The next decade marked a series of spats–each more serious
than the last–between England and the colonists, more specifically
the patriotic "hotheads" in Boston led by Samuel Adams and the
Sons of Liberty. What began with the Writs of Assistance–which
allowed customs agents broad search powers–then spiraled into the
Sugar Act, which raised taxes for the colonies. Then, in March
1765, Britain imposed the Stamp Act, the first "internal" tax on
the colonies. Throughout, John Adams found himself becoming the
written voice of the Revolution, drafting documents, letters and
complaints on behalf of the patriots' cause.
Tensions escalated further still with the Quartering Act
in New York in 1766 and the Townshend Acts in 1767. Boston broke
into almost outright rebellion, forcing the governor to request
British troops for protection–troops which later organize the resistance that
resulted in the Boston Massacre. Adams, one of the most respected
lawyers in the area, was asked to defend the troops involved in
their trial for manslaughter. Adams, believing that law should be
impartial, accepted the controversial post and successfully won
acquittal for the commanding officer. However, throughout the colonies,
anti-British feelings ran high and there grew a greater sense of
colonial unity than ever before. With the Boston Tea Party, the
American patriots acknowledged their desire for freedom and the
possibility of armed resistance to the British.
The Revolutionary
War officially began in April of 1775, when British
troops marched on Lexington
and Concord only to meet armed colonial "Minutemen."

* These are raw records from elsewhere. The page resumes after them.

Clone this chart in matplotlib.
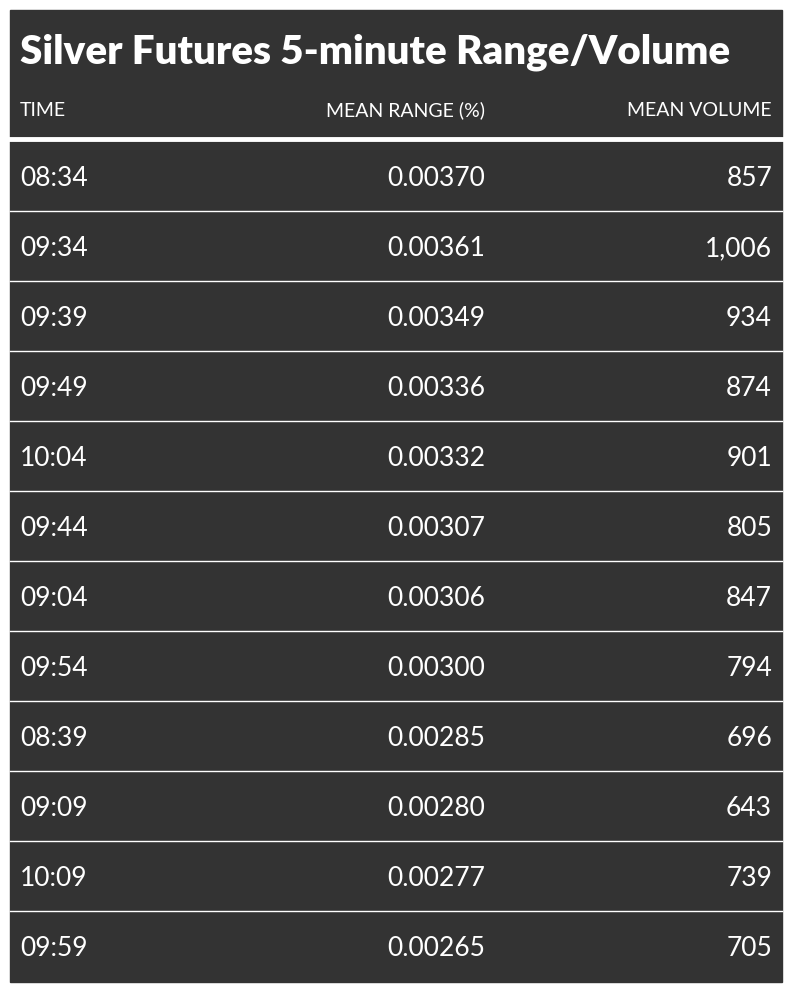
import matplotlib.pyplot as plt
from matplotlib.patches import Rectangle

title = "Silver Futures 5-minute Range/Volume"
headers = ["TIME", "MEAN RANGE (%)", "MEAN VOLUME"]
times = ["08:34", "09:34", "09:39", "09:49", "10:04", "09:44",
         "09:04", "09:54", "08:39", "09:09", "10:09", "09:59"]
mean_range = [0.00370, 0.00361, 0.00349, 0.00336, 0.00332, 0.00307,
              0.00306, 0.00300, 0.00285, 0.00280, 0.00277, 0.00265]
mean_volume = [857, 1006, 934, 874, 901, 805, 847, 794, 696, 643, 739, 705]

W, H = 792, 994
bg = "#333333"
fig = plt.figure(figsize=(W / 100, H / 100), dpi=100)
ax = fig.add_axes([0, 0, 1, 1])
ax.set_xlim(0, W)
ax.set_ylim(H, 0)
ax.axis("off")

font = "Lato"
ax.add_patch(Rectangle((10, 10), 772, 972, color=bg))
ax.text(20, 52, title, fontsize=29, fontweight="heavy", color="white",
        family=font, va="center", ha="left")
hs = 14
ax.text(20, 110, headers[0], fontsize=hs, color="white", family=font, va="center")
ax.text(485, 110, headers[1], fontsize=hs, color="white", family=font, va="center", ha="right")
ax.text(772, 110, headers[2], fontsize=hs, color="white", family=font, va="center", ha="right")
ax.plot([10, 782], [139, 139], color="white", lw=3.5)

top = 141
row_h = 70
for i, (t, r, v) in enumerate(zip(times, mean_range, mean_volume)):
    y0 = top + i * row_h
    if i > 0:
        ax.plot([10, 782], [y0, y0], color="white", lw=1)
    yc = y0 + row_h / 2 + 3
    ax.text(20, yc, t, fontsize=19, color="white", family=font, va="center")
    ax.text(485, yc, f"{r:.5f}", fontsize=19, color="white", family=font, va="center", ha="right")
    ax.text(772, yc, f"{v:,}", fontsize=19, color="white", family=font, va="center", ha="right")

fig.savefig("out.png", dpi=100, facecolor="white")
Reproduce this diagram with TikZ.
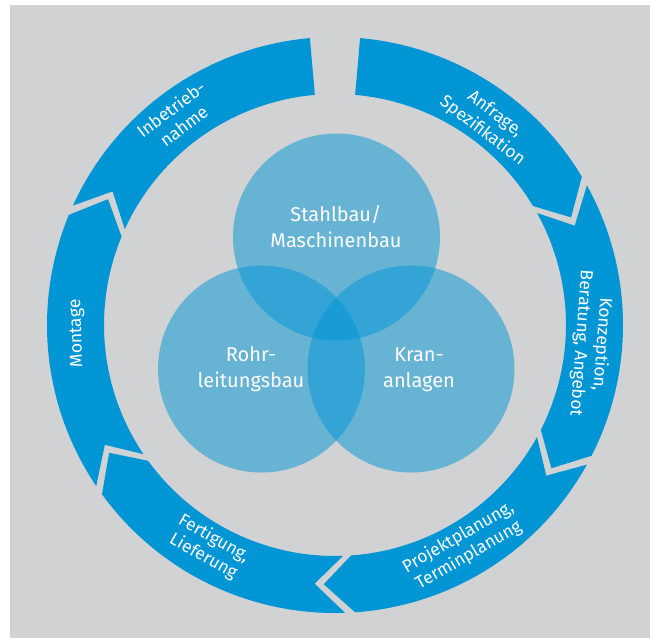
\documentclass[tikz,border=0pt]{standalone}
\usepackage{fontspec}
\setmainfont{Fira Sans}
\definecolor{ringblue}{RGB}{0,150,214}
\definecolor{bggray}{RGB}{208,210,211}

\begin{document}
\begin{tikzpicture}[
  seg/.style={fill=ringblue},
  field/.style={fill=ringblue, fill opacity=.5},
  ringlabel/.style={text=white, align=center, font=\fontsize{17.5}{21}\selectfont},
  fieldlabel/.style={text=white, align=center, font=\fontsize{20}{26}\selectfont}]
\useasboundingbox (-335pt,-313pt) rectangle (315pt,325pt);
\fill[bggray] (-325pt,-313pt) rectangle (315pt,320pt);
% ring, clockwise from the top
\fill[seg] (85:288pt) arc[start angle=85, end angle=31, radius=288pt] -- (24.5:259.5pt) -- (31:231pt) arc[start angle=31, end angle=85, radius=231pt] -- cycle;
\fill[seg] (29:288pt) arc[start angle=29, end angle=-27, radius=288pt] -- (-33.5:259.5pt) -- (-27:231pt) arc[start angle=-27, end angle=29, radius=231pt] -- (22.5:259.5pt) -- cycle;
\fill[seg] (-29:288pt) arc[start angle=-29, end angle=-86, radius=288pt] -- (-92.5:259.5pt) -- (-86:231pt) arc[start angle=-86, end angle=-29, radius=231pt] -- (-35.5:259.5pt) -- cycle;
\fill[seg] (-88:288pt) arc[start angle=-88, end angle=-144, radius=288pt] -- (-150.5:259.5pt) -- (-144:231pt) arc[start angle=-144, end angle=-88, radius=231pt] -- (-94.5:259.5pt) -- cycle;
\fill[seg] (-146:288pt) arc[start angle=-146, end angle=-202.5, radius=288pt] -- (-209:259.5pt) -- (-202.5:231pt) arc[start angle=-202.5, end angle=-146, radius=231pt] -- (-152.5:259.5pt) -- cycle;
\fill[seg] (-204.5:288pt) arc[start angle=-204.5, end angle=-265, radius=288pt] -- (-265:231pt) arc[start angle=-265, end angle=-204.5, radius=231pt] -- (-211:259.5pt) -- cycle;
% the three fields
\fill[field] (1.5pt,88pt) circle[radius=103.5pt];
\fill[field] (-73.5pt,-44pt) circle[radius=103.5pt];
\fill[field] (76pt,-44pt) circle[radius=103.5pt];
\node[fieldlabel] (stahl) at (1pt,98pt) {Stahlbau/\\Maschinenbau};
\node[fieldlabel] (rohr) at (-84pt,-44.5pt) {Rohr-\\leitungsbau};
\node[fieldlabel] (kran) at (84pt,-44.5pt) {Kran-\\anlagen};
% step labels
\node[ringlabel, rotate=-37.2] (anfrage) at (52.8:254pt) {Anfrage,\\Spezifikation};
\node[ringlabel, rotate=-94.2] (konzept) at (-4.2:257pt) {Konzeption,\\Beratung, Angebot};
\node[ringlabel, rotate=30.1] (planung) at (-59.9:256pt) {Projektplanung,\\Terminplanung};
\node[ringlabel, rotate=-29.6] (fertigung) at (-119.6:256pt) {Fertigung,\\Lieferung};
\node[ringlabel, rotate=91.9] (montage) at (181.9:258pt) {Montage};
\node[ringlabel, rotate=37.2] (betrieb) at (127.2:261pt) {Inbetrieb-\\nahme};
\end{tikzpicture}
\end{document}
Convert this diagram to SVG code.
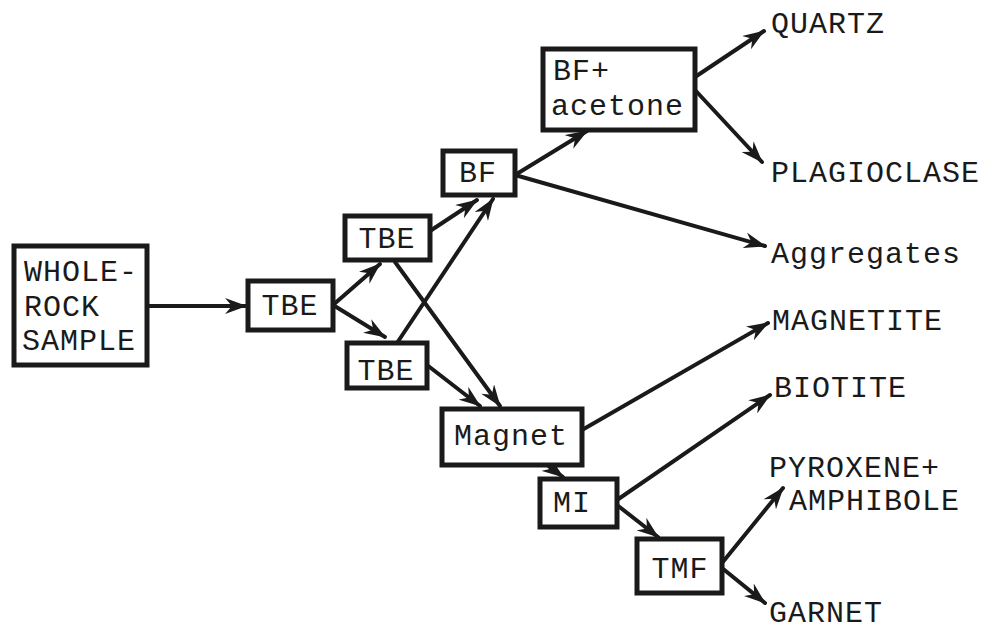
<svg xmlns="http://www.w3.org/2000/svg" width="992" height="630" viewBox="0 0 992 630">
<defs>
<style>
.box{fill:#fff;stroke:#1a1a1a;stroke-width:5}
.t{font-family:"Liberation Mono","DejaVu Sans Mono",monospace;font-size:30px;fill:#1a1a1a;letter-spacing:1px}
.c{text-anchor:middle}
.ln{fill:none;stroke:#1a1a1a;stroke-width:4;stroke-linecap:round}
</style>
<marker id="ah" viewBox="0 0 22 16" refX="21" refY="8" markerWidth="22" markerHeight="16" markerUnits="userSpaceOnUse" orient="auto">
<path d="M0,0 L22,8 L0,16 L7,8 z" fill="#1a1a1a"/>
</marker>
</defs>
<rect width="992" height="630" fill="#fff"/>
<g id="connectors">
<line class="ln" x1="147" y1="306" x2="246" y2="306" marker-end="url(#ah)"/>
<line class="ln" x1="333" y1="305" x2="380" y2="264" marker-end="url(#ah)"/>
<line class="ln" x1="333" y1="305" x2="385" y2="337" marker-end="url(#ah)"/>
<line class="ln" x1="430" y1="231" x2="477" y2="200" marker-end="url(#ah)"/>
<line class="ln" x1="397" y1="343" x2="493" y2="199" marker-end="url(#ah)"/>
<line class="ln" x1="395" y1="262" x2="500" y2="406" marker-end="url(#ah)"/>
<line class="ln" x1="427" y1="365" x2="480" y2="406" marker-end="url(#ah)"/>
<line class="ln" x1="515" y1="175" x2="587" y2="131" marker-end="url(#ah)"/>
<line class="ln" x1="515" y1="175" x2="765" y2="246" marker-end="url(#ah)"/>
<line class="ln" x1="695" y1="77" x2="764" y2="31" marker-end="url(#ah)"/>
<line class="ln" x1="695" y1="90" x2="762" y2="162" marker-end="url(#ah)"/>
<line class="ln" x1="582" y1="430" x2="768" y2="323" marker-end="url(#ah)"/>
<line class="ln" x1="543" y1="462" x2="563" y2="477" marker-end="url(#ah)"/>
<line class="ln" x1="617" y1="500" x2="770" y2="395" marker-end="url(#ah)"/>
<line class="ln" x1="617" y1="505" x2="658" y2="537" marker-end="url(#ah)"/>
<line class="ln" x1="722" y1="563" x2="783" y2="488" marker-end="url(#ah)"/>
<line class="ln" x1="722" y1="568" x2="765" y2="603" marker-end="url(#ah)"/>
</g>
<g id="whole-rock">
<rect class="box" x="14" y="246" width="133" height="119"/>
<text class="t" x="24" y="281">WHOLE-</text>
<text class="t" x="24" y="316">ROCK</text>
<text class="t" x="22" y="350">SAMPLE</text>
</g>
<g id="tbe1">
<rect class="box" x="248" y="281" width="85" height="49"/>
<text class="t c" x="290" y="315">TBE</text>
</g>
<g id="tbe-upper">
<rect class="box" x="345" y="216" width="85" height="44"/>
<text class="t c" x="387" y="248">TBE</text>
</g>
<g id="tbe-lower">
<rect class="box" x="347" y="343" width="80" height="45"/>
<text class="t c" x="386" y="380">TBE</text>
</g>
<g id="bf">
<rect class="box" x="443" y="151" width="72" height="44"/>
<text class="t c" x="478" y="182">BF</text>
</g>
<g id="bf-acetone">
<rect class="box" x="543" y="49" width="152" height="81"/>
<text class="t" x="553" y="80">BF+</text>
<text class="t" x="551" y="115">acetone</text>
</g>
<g id="magnet">
<rect class="box" x="442" y="409" width="140" height="56"/>
<text class="t" x="454" y="445">Magnet</text>
</g>
<g id="mi">
<rect class="box" x="540" y="479" width="77" height="48"/>
<text class="t c" x="572" y="512">MI</text>
</g>
<g id="tmf">
<rect class="box" x="637" y="539" width="85" height="54"/>
<text class="t c" x="680" y="578">TMF</text>
</g>
<g id="quartz"><text class="t" x="771" y="33">QUARTZ</text></g>
<g id="plagioclase"><text class="t" x="771" y="182">PLAGIOCLASE</text></g>
<g id="aggregates"><text class="t" x="771" y="263">Aggregates</text></g>
<g id="magnetite"><text class="t" x="772" y="330">MAGNETITE</text></g>
<g id="biotite"><text class="t" x="774" y="397">BIOTITE</text></g>
<g id="pyroxene"><text class="t" x="769" y="477">PYROXENE+</text><text class="t" x="789" y="510">AMPHIBOLE</text></g>
<g id="garnet"><text class="t" x="769" y="622">GARNET</text></g>
</svg>
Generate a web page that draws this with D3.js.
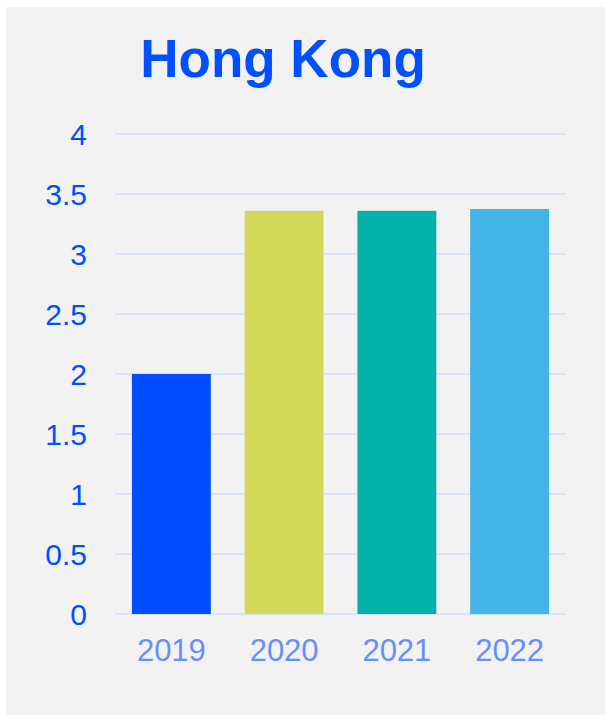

Adams served on the First Continental Congress and the Second Continental
Congress, which presented a unified front to the British King and,
in July 1776, declared America's independence from British rule.
Despite the best efforts of thousands of British troops and hired
German mercenaries, the Minutemen, under the command of George
Washington, held their own. And, in 1780, with the help of French
troops, the American army forced the surrender of the main British
army at Yorktown, effectively ending the war.
The post-war period was a rough adjustment for the colonies,
as they struggled with how to build a new country and prevent the
tyrannies they had witnessed in the British rulers. Adams found
himself dispatched to Europe to develop diplomatic ties there,
and then returned to serve as vice president in the new government.
He suffered in the "insignificant" new post as the American government began
to break factions that came to be known as political parties, the
Federalists and the Anti-Federalists. Then, when he narrowly won
the presidency, Adams found himself faced with an imminent war
with France. With European countries still unsure of America's strength
and resolve, Adams found that France was testing them. When he
stood strong, the French government backed down.
The loose confederation of thirteen British colonies in
the New World had firmly established themselves as a free nation
on the move. Adams, the longest-living president in American history, lived
long enough to see the the development of that nation through the War
of 1812 and to see his son, John Quincy Adams, elected president.